True gargoyles are water spouts, but the term “gargoyle” has come to be used more broadly for all sorts of animal grotesques. Gargoyles can be found in ancient Egyptian and Greek architecture, but they’re most associated with medieval European cathedrals. But there’s a mystery that scholars disagree about. What were they meant to represent? Were gargoyles meant to be demons who would frighten people into attending church? Did they represent the trapped souls of people who’d been wicked on earth? Or perhaps to ward off evil themselves?
By having Dorian a living, breathing character, you’ve woven a little magic realism into cozy mysteries. How has that been received by the reading audience?

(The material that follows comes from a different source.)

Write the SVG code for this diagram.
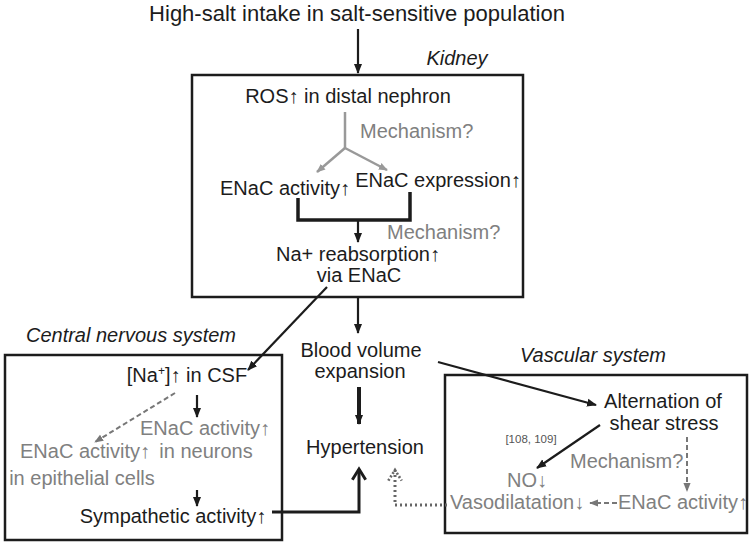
<svg xmlns="http://www.w3.org/2000/svg" width="750" height="547" viewBox="0 0 750 547">
<style>
text{font-family:"Liberation Sans",Arial,sans-serif;font-size:20px;fill:#1c1c1c}
.g{fill:#808080}
.it{font-style:italic}
.m{text-anchor:middle}
.box{fill:none;stroke:#1c1c1c;stroke-width:2.5}
.ln{fill:none;stroke:#1c1c1c;stroke-width:2.2}
.gl{fill:none;stroke:#999;stroke-width:2.5}
.dg{fill:none;stroke:#777;stroke-width:2;stroke-dasharray:5,3}
</style>
<defs>
<marker id="ah" viewBox="0 0 10 10" refX="9" refY="5" markerWidth="10" markerHeight="10" markerUnits="userSpaceOnUse" orient="auto"><path d="M0,1 L10,5 L0,9 z" fill="#1c1c1c"/></marker>
<marker id="ahg" viewBox="0 0 10 10" refX="9" refY="5" markerWidth="9" markerHeight="9" markerUnits="userSpaceOnUse" orient="auto"><path d="M0,1 L10,5 L0,9 z" fill="#999"/></marker>
<marker id="ahd" viewBox="0 0 10 10" refX="9" refY="5" markerWidth="9" markerHeight="9" markerUnits="userSpaceOnUse" orient="auto"><path d="M0,1 L10,5 L0,9 z" fill="#777"/></marker>
<marker id="chev" viewBox="0 0 12 12" refX="10" refY="6" markerWidth="16" markerHeight="16" markerUnits="userSpaceOnUse" orient="auto"><path d="M2,1 L10,6 L2,11" fill="none" stroke="#1c1c1c" stroke-width="2.2"/></marker>
<marker id="chevd" viewBox="0 0 12 12" refX="10" refY="6" markerWidth="16" markerHeight="16" markerUnits="userSpaceOnUse" orient="auto"><path d="M2,1 L10,6 L2,11" fill="none" stroke="#666" stroke-width="2" stroke-dasharray="1.5,1.5"/></marker>
</defs>
<rect width="750" height="547" fill="#fff"/>

<g id="title"><text class="m" x="357" y="21" style="font-size:22px">High-salt intake in salt-sensitive population</text></g>

<g id="kidney">
<text class="it m" x="457" y="65">Kidney</text>
<rect class="box" x="192" y="75" width="331" height="222"/>
</g>
<g id="ros"><text class="m" x="348" y="103">ROS↑ in distal nephron</text></g>
<g id="mech1"><text class="g" x="360" y="138">Mechanism?</text></g>
<g id="enac-act"><text class="m" x="285" y="195">ENaC activity↑</text></g>
<g id="enac-exp"><text class="m" x="438" y="187">ENaC expression↑</text></g>
<g id="mech2"><text class="g" x="387" y="239">Mechanism?</text></g>
<g id="na-reabs"><text class="m" x="358" y="261">Na+ reabsorption↑</text><text class="m" x="359" y="282">via ENaC</text></g>

<g id="blood"><text class="m" x="361" y="357">Blood volume</text><text class="m" x="360" y="378">expansion</text></g>
<g id="hyper"><text class="m" x="365" y="454">Hypertension</text></g>

<g id="cns">
<text class="it m" x="131" y="342">Central nervous system</text>
<rect class="box" x="5" y="355" width="277" height="185"/>
</g>
<g id="na-csf"><text class="m" x="187" y="382">[Na<tspan dy="-7" style="font-size:12px">+</tspan><tspan dy="7">]↑ in CSF</tspan></text></g>
<g id="enac-neur"><text class="g m" x="205" y="435">ENaC activity↑</text><text class="g m" x="206" y="458">in neurons</text></g>
<g id="enac-epi"><text class="g m" x="85" y="458">ENaC activity↑</text><text class="g m" x="82" y="485">in epithelial cells</text></g>
<g id="symp"><text class="m" x="173" y="523">Sympathetic activity↑</text></g>

<g id="vascular">
<text class="it m" x="593" y="362">Vascular system</text>
<rect class="box" x="445" y="375" width="302" height="158"/>
</g>
<g id="shear"><text class="m" x="663" y="408">Alternation of</text><text class="m" x="664" y="430">shear stress</text></g>
<g id="ref"><text class="m" x="531" y="443" style="font-size:11.5px;fill:#555">[108, 109]</text></g>
<g id="mech3"><text class="g" x="570" y="468">Mechanism?</text></g>
<g id="no"><text class="g" x="507" y="487">NO↓</text></g>
<g id="vasodil"><text class="g" x="450" y="509">Vasodilatation↓</text></g>
<g id="enac-vasc"><text class="g" x="618" y="509">ENaC activity↑</text></g>

<g id="connectors">
<line class="ln" x1="358" y1="29" x2="358" y2="73" marker-end="url(#ah)"/>
<line class="gl" x1="345" y1="112" x2="345" y2="148"/>
<line class="gl" x1="345" y1="148" x2="317" y2="172" marker-end="url(#ahg)"/>
<line class="gl" x1="345" y1="148" x2="387" y2="170" marker-end="url(#ahg)"/>
<path d="M298,198 V220 H410 V192" fill="none" stroke="#1c1c1c" stroke-width="3.5"/>
<line class="ln" x1="358" y1="220" x2="358" y2="242" marker-end="url(#ah)"/>
<line class="ln" x1="327" y1="287" x2="248" y2="370" marker-end="url(#ah)"/>
<line class="ln" x1="358" y1="297" x2="358" y2="333" marker-end="url(#ah)"/>
<line x1="359" y1="387" x2="359" y2="424" stroke="#1c1c1c" stroke-width="4" marker-end="url(#ah)"/>
<line class="ln" x1="197" y1="395" x2="197" y2="417" marker-end="url(#ah)"/>
<line class="dg" x1="175" y1="393" x2="95" y2="442" marker-end="url(#ahd)"/>
<line class="ln" x1="197" y1="490" x2="197" y2="506" marker-end="url(#ah)"/>
<path d="M272,512 H359 V469" fill="none" stroke="#1c1c1c" stroke-width="3" marker-end="url(#chev)"/>
<line class="ln" x1="438" y1="362" x2="596" y2="405" marker-end="url(#ah)"/>
<line class="ln" x1="600" y1="425" x2="537" y2="468" marker-end="url(#ah)"/>
<line class="dg" x1="687" y1="437" x2="687" y2="491" marker-end="url(#ahd)"/>
<line class="dg" x1="617" y1="503" x2="590" y2="503" marker-end="url(#ahd)"/>
<path d="M447,505 H395 V470" fill="none" stroke="#666" stroke-width="3" stroke-dasharray="2,3" marker-end="url(#chevd)"/>
</g>
</svg>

When I created Dorian, I didn’t imaging it was for anyone beyond myself. I was 36 years old and had just been diagnosed with breast cancer. I had a year of cancer treatments ahead of me, so I threw myself into writing something meaningful to me. I’ve always found gargoyles to epitomize all things mysterious, and have been fascinated by them since I was a kid, so I created a gargoyle character to amuse myself. (And of course my subconscious had kicked in and had me create an alchemist who’d discovered the Elixir of Life, while I was going through chemotherapy.)
I’ve been surprised at every step of my publishing journey how much readers love Dorian and Zoe’s cozy world of alchemy. From my agent and editor to the enthusiastic readers who made the series a success, I’m still pinching myself.
Do you draw the covers for the Alchemist series? If so, what is your art background?
I do have a background in art, but illustrator Hugh D’Andrade is the talent behind the amazing illustrated gargoyle image. In a funny coincidence, Midnight Ink hired him to illustrate the book covers, not knowing that he’d been one of my instructors in art school!
You have a career that is sometimes called a hybrid: some of your books are published by traditional presses, and some, like this current book, are self published. What advantages does this give you?
I’ve learned so much about publishing through the various ways my books have been published. I’ve been able to see firsthand the challenges of different types of publishing—not just self-publishing versus traditional publishing, but also what it’s like to be published by presses of different sizes.
I began my career self-publishing after my agent had been pitching my debut mystery for a year and kept hearing that marketing departments weren’t sure what do to with my books. It was a rewarding experience but a lot of work, so I was happy to be picked up by publishers after my debut novel novel did well. When the large publishing house that published my Accidental Alchemist mysteries closed their mystery imprint, I knew I wanted to continue writing the series and that my readers wanted more books, so I decided to publish the series on my own (and happily I was able to buy the gargoyle illustration so I can continue to use it). It’s an in-progress experiment that I’m having fun with, but I’m not sure what the future holds.
How’s quarantine going for you? What are some of your stress-beating tips for us?
My agent is patiently waiting for a project I owe her, but I’m finding it so difficult to focus these days! But I’m very fortunate to have a house full of books and a small but beautiful backyard vegetable garden.
I had an online video meet-up with my writer’s group last week, and that helped me see I wasn’t alone in having trouble focusing on writing, so I’m not being too hard on myself.
The things that are helping most with stress are staying connected to my distant loved-ones, cooking, and getting plenty of exercise. I love to cook and already cooked most of my meals at home, so I’m making a point to experiment with more recipes while I have additional time at home. I’m the cook and my husband is the gardener, so we each get the benefits of both. Personally I think I got the better end of the bargain.
Sending good wishes to everyone! I hope you have many fulfilling armchair travels this spring.